Criteria something like:
- not within or adjacent to an urban (say 50k+ centre)
- near existing infrastructure (highways, rail, the grid)
- not on a major fault line or flood plain
- better than average climate
- reasonably flat topography
- some vague economic base
Start off with the easy bit: this is New Zealand (ex. the Rekohu and the minor outlying islands)...
First we need to ignore any existing urban areas. For arguments sake I've used Stats NZ's "major" and "large" urban areas...
That rules out the red bits...
We also need to take out the bits with existing high levels of access to existing urban areas, so let's remove them too...
Onto existing infra. Starting out with ROADS.
This didn't carve out as much as I'd expect (we have a lot of roads)
Looking at rail next, this further rules out the areas in red. A bigger narrowing down there. Some oddities like novelty rail in Queenstown being counted here but w/e.

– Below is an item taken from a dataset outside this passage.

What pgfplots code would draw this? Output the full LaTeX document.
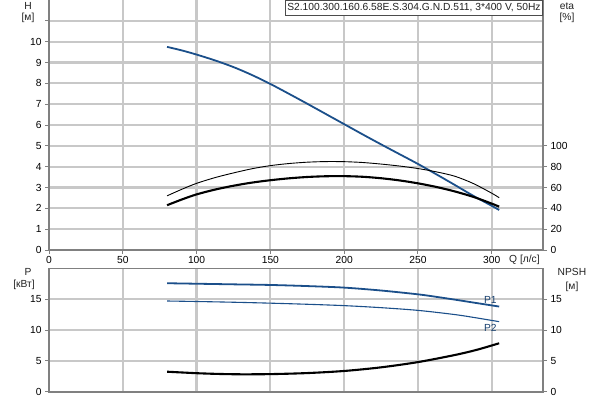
\documentclass[border=0pt]{standalone}
\usepackage{fontspec}
\setmainfont{Liberation Sans}
\usepackage{pgfplots}
\pgfplotsset{compat=1.18}
\definecolor{cblue}{RGB}{27,79,138}
\definecolor{gridcol}{RGB}{200,200,200}
\definecolor{axc}{RGB}{128,128,128}
\definecolor{txt}{RGB}{34,34,34}
\begin{document}
\begin{tikzpicture}
\useasboundingbox (0bp,0bp) rectangle (600bp,-400bp);
\pgfplotsset{
 every axis/.append style={
  scale only axis, width=494bp, xmin=0, xmax=334.7,
  font=\fontsize{10.3}{12}\selectfont,
  /pgf/number format/assume math mode=true,
  axis line style={draw=axc, line width=1.6bp},
  tick style={draw=axc, line width=1bp},
  major tick length=4bp,
  tick align=outside,
  xmajorgrids=true, ymajorgrids=true,
  major grid style={draw=gridcol, line width=2.2bp},
 }
}
% ---------- upper: H and eta ----------
\begin{axis}[at={(49bp,-250bp)}, anchor=south west, height=250bp,
  ymin=0, ymax=12, axis x line*=bottom, axis y line*=left,
  xtick={0,50,...,300}, ytick={0,1,...,11},
  yticklabels={0,1,2,3,4,5,6,7,8,9,10,{}},
  xticklabel style={anchor=base, yshift=-9.3bp}]
\addplot[cblue, line width=1.8bp, smooth] coordinates {
(80,9.75)(90,9.58)(100,9.38)(112.5,9.1)(125,8.78)(137.5,8.4)(150,7.97)(162.5,7.5)(175,7.02)(187.5,6.53)(200,6.04)(212.5,5.55)(225,5.07)(237.5,4.6)(250,4.13)(262.5,3.63)(275,3.12)(287.5,2.6)(300,2.12)(305,1.92)};
\end{axis}
\begin{axis}[at={(49bp,-250bp)}, anchor=south west, height=250bp,
  ymin=0, ymax=240, axis y line*=right, axis x line=none,
  xmajorgrids=false, ymajorgrids=false,
  ytick={0,20,...,100}]
\addplot[black, line width=0.9bp, smooth] coordinates {
(80,52)(90,58.3)(100,64)(112.5,69.5)(125,74)(137.5,78)(150,81)(162.5,83)(175,84.3)(187.5,84.9)(200,84.8)(212.5,84)(225,82.5)(237.5,80.6)(250,78.2)(262.5,75)(275,70.8)(287.5,63.8)(300,54.5)(305,50.2)};
\addplot[black, line width=2.1bp, smooth] coordinates {
(80,43)(90,48.5)(100,53.4)(112.5,58)(125,61.7)(137.5,64.7)(150,67)(162.5,68.8)(175,70.1)(187.5,70.8)(200,70.9)(212.5,70.3)(225,68.9)(237.5,66.8)(250,64)(262.5,60.5)(275,56.2)(287.5,51)(300,44.5)(305,41.6)};
\end{axis}
% ---------- lower: P and NPSH ----------
\begin{axis}[at={(49bp,-268.3bp)}, anchor=north west, height=123.4bp,
  ymin=0, ymax=20, ytick={0,5,10,15}, ytick pos=left,
  xtick={0,50,...,300}, xticklabels={}, xtick style={draw=none}]
\addplot[cblue, line width=1.8bp, smooth] coordinates {
(80,17.58)(100,17.5)(125,17.4)(150,17.3)(175,17.12)(200,16.87)(225,16.4)(250,15.78)(262.5,15.37)(275,14.92)(287.5,14.45)(305,13.8)};
\addplot[cblue, line width=1.1bp, smooth] coordinates {
(80,14.7)(100,14.62)(125,14.5)(150,14.35)(175,14.17)(200,13.95)(225,13.62)(250,13.18)(275,12.5)(290,11.95)(305,11.35)};
\node[text=cblue!80!black] at (axis cs:299,14.9) {P1};
\node[text=cblue!80!black] at (axis cs:299,10.3) {P2};
\end{axis}
\begin{axis}[at={(49bp,-268.3bp)}, anchor=north west, height=123.4bp,
  ymin=0, ymax=20, ytick={0,5,10,15}, ytick pos=right,
  xmajorgrids=false, ymajorgrids=false,
  axis x line=none]
\addplot[black, line width=2.1bp, smooth] coordinates {
(80,3.24)(100,3.0)(115,2.88)(130,2.82)(150,2.85)(175,3.02)(200,3.36)(225,3.95)(250,4.8)(275,5.95)(290,6.8)(305,7.85)};
\end{axis}
% ---------- labels ----------
\begin{scope}[x=1bp, y=1bp, font=\fontsize{10.3}{12}\selectfont, text=txt]
\node at (28,-6) {H};
\node at (28,-18) {[м]};
\node at (567,-6) {eta};
\node at (567,-18) {[\%]};
\node at (28,-272) {P};
\node at (24,-285) {[кВт]};
\node at (572,-272) {NPSH};
\node at (572,-287) {[м]};
\node[anchor=west, inner sep=0pt] at (509,-259.5) {Q [л/с]};
\node[draw=black!70, fill=white, anchor=north east, inner sep=2bp, line width=0.8bp, minimum height=15bp] at (543,0.5) {S2.100.300.160.6.58E.S.304.G.N.D.511, 3*400 V, 50Hz};
\end{scope}
\end{tikzpicture}
\end{document}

This is within 20km of the existing network (roads was the same).
And lastly the national grid. As above, within 20km of the existing network (although I guess technically that should be 20km of an existing grid exit point but too late).
So to recap:
The red areas don't need a new city.
The green areas are where we could plausibly put one based on existing infrastructure.
Next question is "would you want to live there"?
Okay y'all wanna watch most of the country disappear?
Here's everything ruled out for being too close to an active faultline.
Okay gonna have to leave it there for tonight. The floods have defeated me for now. This is still profoundly stupid, but it's also fun.